The yield on the 10-year bond rose 3.6 basis points to 4.581% after June retail sales met expectations and unemployment claims fell more than anticipated.
Investors in US government debt adjusted positions on Thursday after learning that June retail sales rose 0.2%, in line with expectations, while weekly unemployment claims dropped to 208,000, below the forecast of 217,000. Both indicators, published by the Departments of Commerce and Labor respectively, did not significantly alter expectations regarding Federal Reserve monetary policy.
Moderate Rise in Yields After Two Days of Declines
The benchmark 10-year bond yield gained 3.6 basis points to 4.581%, after losing 6.5 basis points in the previous two sessions. During the same period, consumer and producer inflation data were more moderate than expected, which had cooled bets on a short-term rate hike.
The 30-year bond also rose, advancing 2.9 basis points to 5.112%. Meanwhile, the yield on the two-year debt — more sensitive to rate expectations — increased 3.8 basis points, reaching 4.166%. The yield curve between the two- and ten-year papers remained at 41.3 basis points, with no clear signs of inversion.
The Market Seeks Clues About the Fed's Next Decision
Tom Simons from Jefferies in New York noted that “there is a lot of nervousness in the market, as there is no consensus on how to interpret many of these data points in the context of what the Fed might do.” The combination of stable consumption and a tight labour market, but with contained inflation, keeps investors on the sidelines.

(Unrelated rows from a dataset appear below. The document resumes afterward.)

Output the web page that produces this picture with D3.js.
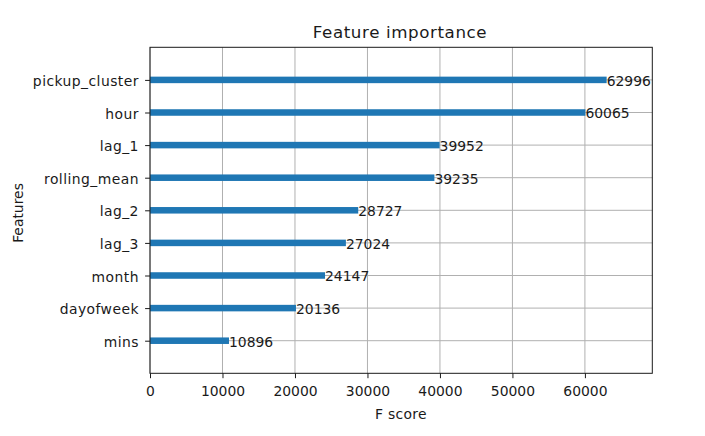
<!DOCTYPE html>
<html><head><meta charset="utf-8">
<script src="https://cdn.jsdelivr.net/npm/d3@7"></script>
<style>body{margin:0;background:#fff}svg{display:block}text{font-family:"DejaVu Sans",sans-serif;fill:#1a1a1a}</style>
</head><body><div id="chart"></div>
<script>
const features = ["mins","dayofweek","month","lag_3","lag_2","rolling_mean","lag_1","hour","pickup_cluster"];
const scores = [10896,20136,24147,27024,28727,39235,39952,60065,62996];
const xTicks = [0,10000,20000,30000,40000,50000,60000];
const titleText = "Feature importance", xLabel = "F score", yLabel = "Features";

const W=705,H=436, L=150, R=652.3, T=47.3, B=373.3;
const FS="13.9px";
const svg=d3.select("#chart").append("svg").attr("width",W).attr("height",H);
const x=d3.scaleLinear().domain([0,d3.max(scores)*1.1]).range([L,R]);
const y=d3.scaleLinear().domain([-1,features.length]).range([B,T]);
const barH = y(0)-y(0.2);

// grid
const g=svg.append("g");
g.selectAll(".vg").data(xTicks).join("line").attr("x1",d=>x(d)).attr("x2",d=>x(d)).attr("y1",T).attr("y2",B).attr("stroke","#b0b0b0").attr("stroke-width",1);
g.selectAll(".hg").data(features).join("line").attr("x1",L).attr("x2",R).attr("y1",(d,i)=>y(i)).attr("y2",(d,i)=>y(i)).attr("stroke","#b0b0b0").attr("stroke-width",1);

// bars
svg.selectAll(".bar").data(scores).join("rect").attr("x",x(0)).attr("y",(d,i)=>y(i)-barH/2).attr("width",d=>x(d)-x(0)).attr("height",barH).attr("fill","#1f77b4");
// value labels
svg.selectAll(".val").data(scores).join("text").attr("x",d=>x(d+1)).attr("y",(d,i)=>y(i)+1).attr("dy","0.35em").attr("font-size",FS).text(d=>d);

// axes
const xa=svg.append("g").attr("transform",`translate(0,${B})`).call(d3.axisBottom(x).tickValues(xTicks).tickFormat(d3.format("d")).tickSize(4.9).tickPadding(7.5));
const ya=svg.append("g").attr("transform",`translate(${L},0)`).call(d3.axisLeft(y).tickValues(d3.range(features.length)).tickFormat(i=>features[i]).tickSize(4.9).tickPadding(6.2));
[xa,ya].forEach(a=>{a.select(".domain").remove();a.selectAll("text").attr("font-size",FS).attr("font-family","DejaVu Sans").attr("fill","#1a1a1a");a.selectAll("line").attr("stroke","#1a1a1a").attr("stroke-width",1);});
ya.selectAll("text").attr("letter-spacing","0.45px").attr("dy","0.4em");
// frame
svg.append("rect").attr("x",L).attr("y",T).attr("width",R-L).attr("height",B-T).attr("fill","none").attr("stroke","#1a1a1a").attr("stroke-width",1);

svg.append("text").attr("x",400).attr("y",38).attr("text-anchor","middle").attr("font-size","16.7px").attr("letter-spacing","0.6px").text(titleText);
svg.append("text").attr("x",401).attr("y",419).attr("text-anchor","middle").attr("font-size",FS).attr("letter-spacing","0.3px").text(xLabel);
svg.append("text").attr("transform",`translate(22.5,213) rotate(-90)`).attr("text-anchor","middle").attr("font-size",FS).text(yLabel);
</script></body></html>
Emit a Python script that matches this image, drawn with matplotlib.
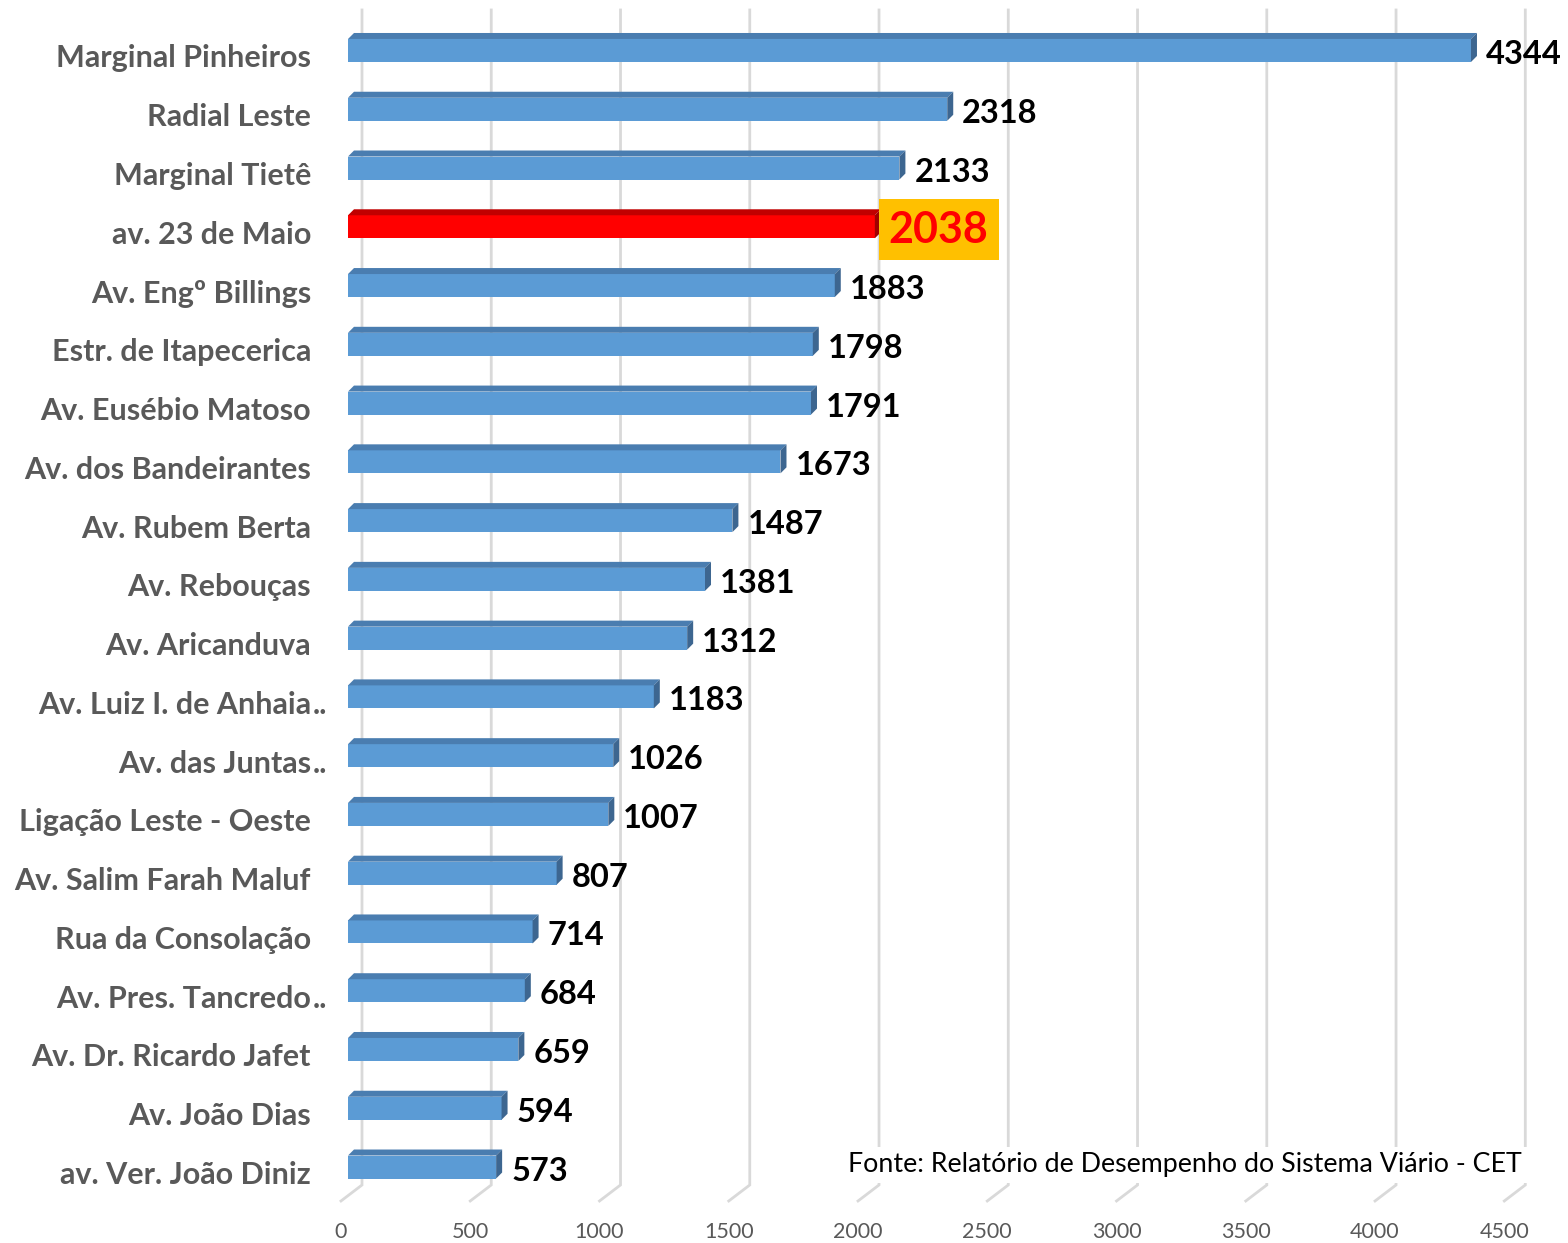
import matplotlib.pyplot as plt
from matplotlib.patches import Polygon, Rectangle

# data
vias = ["Marginal Pinheiros", "Radial Leste", "Marginal Tietê", "av. 23 de Maio",
        "Av. Engº Billings", "Estr. de Itapecerica", "Av. Eusébio Matoso",
        "Av. dos Bandeirantes", "Av. Rubem Berta", "Av. Rebouças", "Av. Aricanduva",
        "Av. Luiz I. de Anhaia..", "Av. das Juntas..", "Ligação Leste - Oeste",
        "Av. Salim Farah Maluf", "Rua da Consolação", "Av. Pres. Tancredo..",
        "Av. Dr. Ricardo Jafet", "Av. João Dias", "av. Ver. João Diniz"]
valores = [4344, 2318, 2133, 2038, 1883, 1798, 1791, 1673, 1487, 1381, 1312,
           1183, 1026, 1007, 807, 714, 684, 659, 594, 573]
destaque = "av. 23 de Maio"
ticks_x = [0, 500, 1000, 1500, 2000, 2500, 3000, 3500, 4000, 4500]
fonte = "Fonte: Relatório de Desempenho do Sistema Viário - CET"

W, H, DPI = 1568, 1243, 100
fig = plt.figure(figsize=(W / DPI, H / DPI), dpi=DPI)
ax = fig.add_axes([348 / W, (H - 1196.4) / H, (1511.3 - 348) / W, (1196.4 - 21.1) / H])
ax.set_xlim(0, 4500)
ax.set_ylim(len(vias) - 0.5, -0.5)
ax.axis("off")

# pixel -> data scales
p0 = ax.transData.transform((0, 0))
p1 = ax.transData.transform((1, 1))
ux = p1[0] - p0[0]          # px per unit x
uy = p0[1] - p1[1]          # px per unit y (downwards)

def px_x(n):
    return n / ux

def px_y(n):
    return n / uy

# gridlines (back plane + perspective floor)
grid_col = "#D9D9D9"
y_top = px_y(10 - 50.5)
y_back = px_y(1185 - 50.5)
y_front = px_y(1201 - 50.5)
for t in ticks_x:
    xb = t + px_x(14)
    xf = t - px_x(7)
    ax.plot([xb, xb, xf], [y_top, y_back, y_front], color=grid_col, lw=2,
            clip_on=False, zorder=1, solid_joinstyle="miter")
    ax.text(xf, px_y(1232 - 50.5), str(t), ha="center", va="center",
            fontsize=15.5, color="#595959", family="Lato")

# bars
h = 23 / uy
dx, dy = px_x(6), px_y(6)
lbl = dict(va="center", fontsize=22, fontweight="bold", color="#595959",
           family="Lato", clip_on=False)
for i, (nome, v) in enumerate(zip(vias, valores)):
    if nome == destaque:
        front, top, side = "#FF0000", "#C00000", "#A00000"
    else:
        front, top, side = "#5B9BD5", "#4A7DB0", "#3D6690"
    y0, y1 = i - h / 2, i + h / 2
    ax.add_patch(Rectangle((0, y0), v, h, facecolor=front, edgecolor="none", zorder=3))
    ax.add_patch(Polygon([(0, y0), (dx, y0 - dy), (v + dx, y0 - dy), (v, y0)],
                         closed=True, facecolor=top, edgecolor="none", zorder=3))
    ax.add_patch(Polygon([(v, y0), (v + dx, y0 - dy), (v + dx, y1 - dy), (v, y1)],
                         closed=True, facecolor=side, edgecolor="none", zorder=3))

    yl = i + px_y(8)
    if nome.endswith(".."):
        ax.text(-px_x(37), yl, nome[:-2], ha="right", **lbl)
        ax.text(-px_x(35), yl, "..", ha="left", **lbl)
    else:
        ax.text(-px_x(37), yl, nome, ha="right", **lbl)

    if nome == destaque:
        ax.text(v + px_x(14), i + px_y(3), str(v), ha="left", va="center", fontsize=31,
                fontweight="bold", color="#FF0000", family="Lato", zorder=5,
                bbox=dict(boxstyle="square,pad=0.24", facecolor="#FFC000", edgecolor="none"))
    else:
        ax.text(v + px_x(15), i + px_y(4), str(v), ha="left", va="center", fontsize=23.5,
                fontweight="bold", color="black", family="Lato", zorder=5, clip_on=False)

ax.text(4500 + px_x(10), px_y(1165 - 50.5), fonte, ha="right", va="center",
        fontsize=19.3, color="black", family="Lato", zorder=4,
        bbox=dict(boxstyle="square,pad=0.2", facecolor="white", edgecolor="none"))

fig.savefig("out.png", dpi=DPI)
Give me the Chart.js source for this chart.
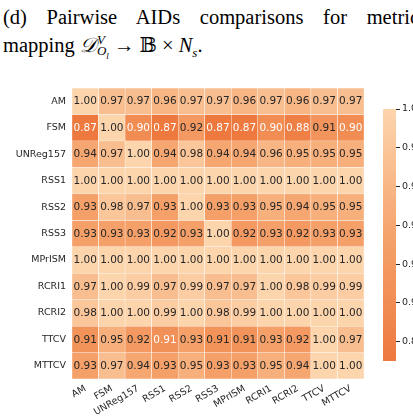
<!DOCTYPE html>
<html>
<head>
<meta charset="utf-8">
<script src="https://cdn.jsdelivr.net/npm/chart.js@4.4.0/dist/chart.umd.min.js"></script>
<style>
  body { margin: 0; width: 413px; height: 419px; overflow: hidden; position: relative; background: #fff; }
  .title { position: absolute; left: 3px; font-family: "Liberation Serif", "DejaVu Serif", serif; font-size: 20.5px; color: #000; }
  #t1 { top: 6px; width: 424px; text-align: justify; text-align-last: justify; }
  #t2 { top: 33px; white-space: nowrap; }
  .ss { display: inline-block; vertical-align: middle; line-height: 11px; font-size: 13px; font-style: italic; margin-left: 1px; }
  .ss span { display: block; }
  .cal { font-family: "DejaVu Serif", serif; font-style: italic; }
  #heat { position: absolute; left: 0; top: 0; }
  #bar { position: absolute; left: 370px; top: 0; }
</style>
</head>
<body>
<div class="title" id="t1">(d) Pairwise AIDs comparisons for metrics</div>
<div class="title" id="t2">mapping <span class="cal">𝒟</span><span class="ss"><span>V</span><span>O<sub style="font-size:9px">l</sub></span></span> → 𝔹 × <i>N<sub style="font-size:13px">s</sub></i>.</div>
<canvas id="heat" width="413" height="419"></canvas>
<canvas id="bar" width="43" height="419"></canvas>
<script>
const rowLabels = ['AM', 'FSM', 'UNReg157', 'RSS1', 'RSS2', 'RSS3', 'MPrISM', 'RCRI1', 'RCRI2', 'TTCV', 'MTTCV'];
const colLabels = ['AM', 'FSM', 'UNReg157', 'RSS1', 'RSS2', 'RSS3', 'MPrISM', 'RCRI1', 'RCRI2', 'TTCV', 'MTTCV'];

const amRow     = [1.00, 0.97, 0.97, 0.96, 0.97, 0.97, 0.96, 0.97, 0.96, 0.97, 0.97];
const fsmRow    = [0.87, 1.00, 0.90, 0.87, 0.92, 0.87, 0.87, 0.90, 0.88, 0.912, 0.90];
const unregRow  = [0.94, 0.97, 1.00, 0.94, 0.98, 0.94, 0.94, 0.96, 0.95, 0.95, 0.95];
const rss1Row   = [1.00, 1.00, 1.00, 1.00, 1.00, 1.00, 1.00, 1.00, 1.00, 1.00, 1.00];
const rss2Row   = [0.93, 0.98, 0.97, 0.93, 1.00, 0.93, 0.93, 0.95, 0.94, 0.95, 0.95];
const rss3Row   = [0.93, 0.93, 0.93, 0.92, 0.93, 1.00, 0.92, 0.93, 0.92, 0.93, 0.93];
const mprismRow = [1.00, 1.00, 1.00, 1.00, 1.00, 1.00, 1.00, 1.00, 1.00, 1.00, 1.00];
const rcri1Row  = [0.97, 1.00, 0.99, 0.97, 0.99, 0.97, 0.97, 1.00, 0.98, 0.99, 0.99];
const rcri2Row  = [0.98, 1.00, 1.00, 0.99, 1.00, 0.98, 0.99, 1.00, 1.00, 1.00, 1.00];
const ttcvRow   = [0.91, 0.95, 0.92, 0.906, 0.93, 0.91, 0.91, 0.93, 0.92, 1.00, 0.97];
const mttcvRow  = [0.93, 0.97, 0.94, 0.93, 0.95, 0.93, 0.93, 0.95, 0.94, 1.00, 1.00];

const colorbarTicks = [0.88, 0.90, 0.92, 0.94, 0.96, 0.98, 1.00];

const matrix = [amRow, fsmRow, unregRow, rss1Row, rss2Row, rss3Row, mprismRow, rcri1Row, rcri2Row, ttcvRow, mttcvRow];
const allVals = matrix.flat();
const vmin = Math.min(...allVals);
const vmax = Math.max(...allVals);

// colour stops, low -> high
const stops = [[237, 121, 62], [245, 163, 108], [253, 213, 173]];
function cellColor(v) {
  let t = (v - vmin) / (vmax - vmin);
  t = Math.max(0, Math.min(1, t)) * (stops.length - 1);
  const i = Math.min(Math.floor(t), stops.length - 2);
  const f = t - i;
  const c = stops[i].map((a, k) => Math.round(a + (stops[i + 1][k] - a) * f));
  return 'rgb(' + c.join(',') + ')';
}

const tickFont = { family: 'DejaVu Sans', size: 9.5 };
const txtColor = '#262626';

const cellText = {
  id: 'cellText',
  afterDatasetsDraw(chart) {
    const ctx = chart.ctx;
    ctx.save();
    ctx.font = '10.5px "DejaVu Sans"';
    ctx.textAlign = 'center';
    ctx.textBaseline = 'middle';
    chart.data.datasets.forEach((ds, i) => {
      const meta = chart.getDatasetMeta(i);
      meta.data.forEach((bar, j) => {
        const v = ds.values[j];
        ctx.fillStyle = v < 0.908 ? '#ffffff' : txtColor;
        ctx.fillText(v.toFixed(2), bar.x, (bar.y + bar.base) / 2 + 0.5);
      });
    });
    ctx.restore();
  }
};

new Chart(document.getElementById('heat'), {
  type: 'bar',
  data: {
    labels: colLabels,
    datasets: matrix.map((row, i) => ({
      label: rowLabels[i],
      values: row,
      data: row.map(() => 1),
      backgroundColor: row.map(cellColor),
      borderColor: '#ffffff',
      borderWidth: 0.5,
      borderSkipped: false,
      barPercentage: 1,
      categoryPercentage: 1
    }))
  },
  options: {
    responsive: false,
    animation: false,
    layout: { padding: { left: 0, top: 88, right: 49, bottom: 0 } },
    plugins: { legend: { display: false }, tooltip: { enabled: false } },
    scales: {
      x: {
        stacked: true,
        grid: { display: false, drawTicks: false },
        border: { display: false },
        afterFit: s => { s.height = 40; },
        ticks: { font: tickFont, color: txtColor, minRotation: 30, maxRotation: 30, autoSkip: false, padding: 4 }
      },
      y: {
        stacked: true,
        reverse: true,
        min: 0,
        max: 11,
        grid: { display: false, drawTicks: false },
        border: { display: false },
        afterFit: s => { s.width = 72; },
        afterBuildTicks: s => { s.ticks = rowLabels.map((_, i) => ({ value: i + 0.5 })); },
        ticks: { font: tickFont, color: txtColor, padding: 6, autoSkip: false, callback: (v, i) => rowLabels[i] }
      }
    }
  },
  plugins: [cellText]
});

new Chart(document.getElementById('bar'), {
  type: 'bar',
  data: {
    labels: ['cb'],
    datasets: [{
      data: [[vmin, vmax]],
      borderWidth: 0,
      barPercentage: 1,
      categoryPercentage: 1,
      backgroundColor: c => {
        const ch = c.chart;
        if (!ch.chartArea) return stops[0];
        const ys = ch.scales.y;
        const g = ch.ctx.createLinearGradient(0, ys.getPixelForValue(vmin), 0, ys.getPixelForValue(vmax));
        for (let k = 0; k <= 20; k++) {
          g.addColorStop(k / 20, cellColor(vmin + (vmax - vmin) * k / 20));
        }
        return g;
      }
    }]
  },
  options: {
    responsive: false,
    animation: false,
    layout: { padding: { left: 13, top: 109, right: 0, bottom: 58 } },
    plugins: { legend: { display: false }, tooltip: { enabled: false } },
    scales: {
      x: { display: false },
      y: {
        position: 'right',
        min: vmin,
        max: vmax,
        grid: { drawOnChartArea: false, drawTicks: true, tickLength: 4, color: txtColor },
        border: { display: false },
        afterFit: s => { s.width = 17; },
        afterBuildTicks: s => { s.ticks = colorbarTicks.map(v => ({ value: v })); },
        ticks: { font: tickFont, color: txtColor, padding: 2, callback: v => v.toFixed(2) }
      }
    }
  }
});
</script>
</body>
</html>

For Spanish investors with exposure to US bonds, this rise in yields implies a slight improvement in the returns of fixed-income portfolios, although it also reflects uncertainty about the Fed's next move. The next meeting of the Federal Open Market Committee will be held at the end of the month, and this week's data does not clarify doubts about whether there will be a pause or a new adjustment.
“There is a lot of nervousness in the market, as there is no consensus on how to interpret many of these data points in the context of what the Fed might do,” said Tom Simons from Jefferies.
What Implications Does This Have for Investors?
Those holding long-term Treasury bonds have seen the yield offered when purchasing new debt improve slightly. However, recent volatility — with yield drops followed by rises — advises caution. Analysts suggest paying attention to the evolution of inflation and employment in the coming weeks to anticipate Fed movements.
In the secondary market, bond prices move in the opposite direction to yields: when yields rise, prices fall. Therefore, those who already own bonds purchased earlier will see a temporary loss, while for new buyers, the coupon becomes more attractive. The final decision will depend on the data released before the Fed meeting, scheduled for the end of July.